I used to exert myself at prayer. It was exercise, like hoisting kettleballs or something, and the harder I worked, the more chance I had to make God give me what I wanted. Usually I wanted to be different or feel differently than I did, and I thought that through prayer I could demonstrate my sincerity in this (Lord, we both know I’m a mess. Fix me). Or I wanted other people to be healed or encouraged or blessed — in particular ways. That I was trying to influence God wasn’t conscious, exactly: I thought I was doing what I was supposed to do in order to stay in touch.
The prayers were sometimes really specific but more often amorphous:
Please God, let Susie pass her French final so she can get into the study abroad program.
God, I pray that you would end apartheid right now.
Lord, may Tina come to know you and live according to your will.
I pray that Jessica would forgive her mother and sister for leaving her in the parking lot of Safeway when she was six and receive your grace.
Please make me better (or kinder, thinner, of more service, nicer, never angry or resentful or mean).
God, I pray that you would remove this thorny issue/person/uncomfortable situation from my life.
It’s not that praying in this way was wrong. God knows there are many people who testify to the linear power of prayer — “I asked, God gave!” (although I have to say I often find it hard to trust this kind of testimony). It was stressful, though. Striving. My prayers were well-intentioned, but they were based on my understanding of what was a “good outcome.” It was as if life was a play, I was directing it, and prayer was one of the tools I could use to keep the production on track. Put Susie there, Lord, so that when Jessica walks on stage left they’ll both be able to see you in your glory.

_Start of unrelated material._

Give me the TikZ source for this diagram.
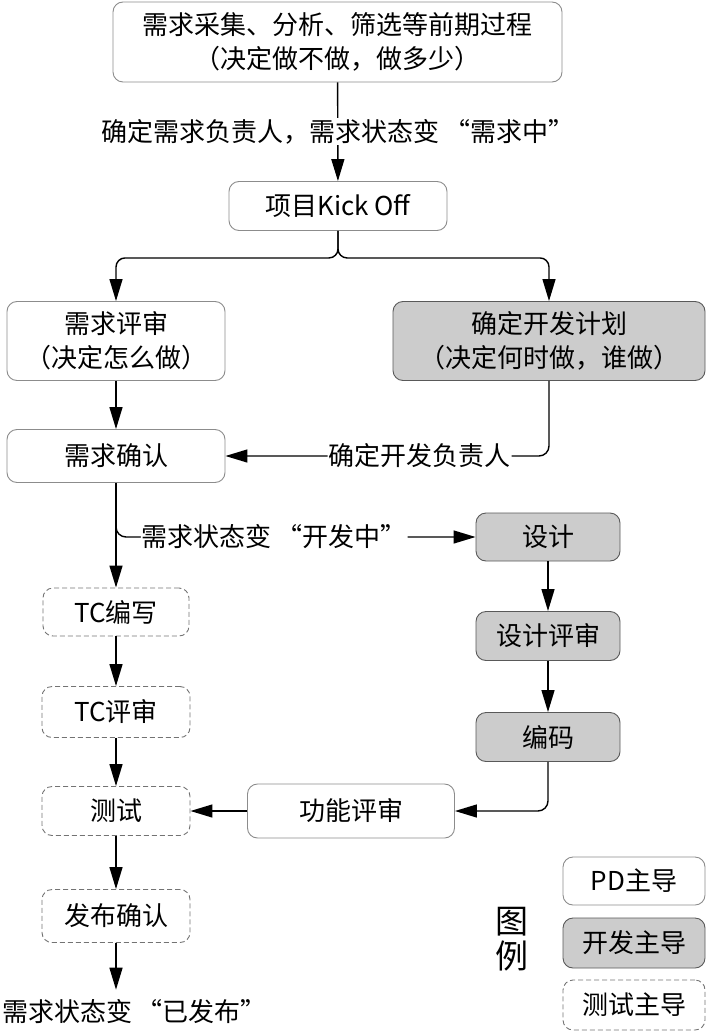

Then something changed, and I couldn’t pray this way anymore. (Well, for a while I found I couldn’t pray at all, but that’s another story.) What happened was that I encountered enough situations where I felt baffled or disappointed or betrayed by actual outcomes that I lost faith in my ability to know what to pray. A few examples? The spiritual community I had been part of disintegrated. The cohousing group I helped establish found itself dealing with a dishonest contractor and unfinished buildings. I realized I had an eating disorder. I discovered that, after 15 years of marriage, my husband and I needed to renegotiate a few things. It’s not that these experiences are unusual, and I know many people undergo greater suffering. But they were my particular experiences, and they broke open the assumption that I could influence things just by praying hard.
After a while the only prayer that felt real was that I would be willing to see and accept what was actually true. I began to practice letting go of my expectations, letting go of the idea that I knew how God’s grace should manifest, and it was like a lens clicked into place. Instead of blurry attempts to figure out what needed to happen out there in the world or in other people’s lives, I could focus on trusting myself and others to God’s care — and wait for any instructions.
Nowadays, prayer doesn’t tend to feel like exercise. It feels like release, like a muscle unclenching. I’ll notice that I’m tight with expectation, and that’s my cue to relax and take it easy. To stop struggling. Like Denise Levertov writes, in her poem “The Avowal”:
As swimmers dare
to lie face to the sky
and water bears them,
as hawks rest upon air
and air sustains them,
so would I learn to attain
freefall, and float
into Creator Spirit’s deep embrace,
knowing no effort earns
that all-surrounding grace.
What a relief, to sink into the prayer that’s already going on, rather than trying to make it all up myself.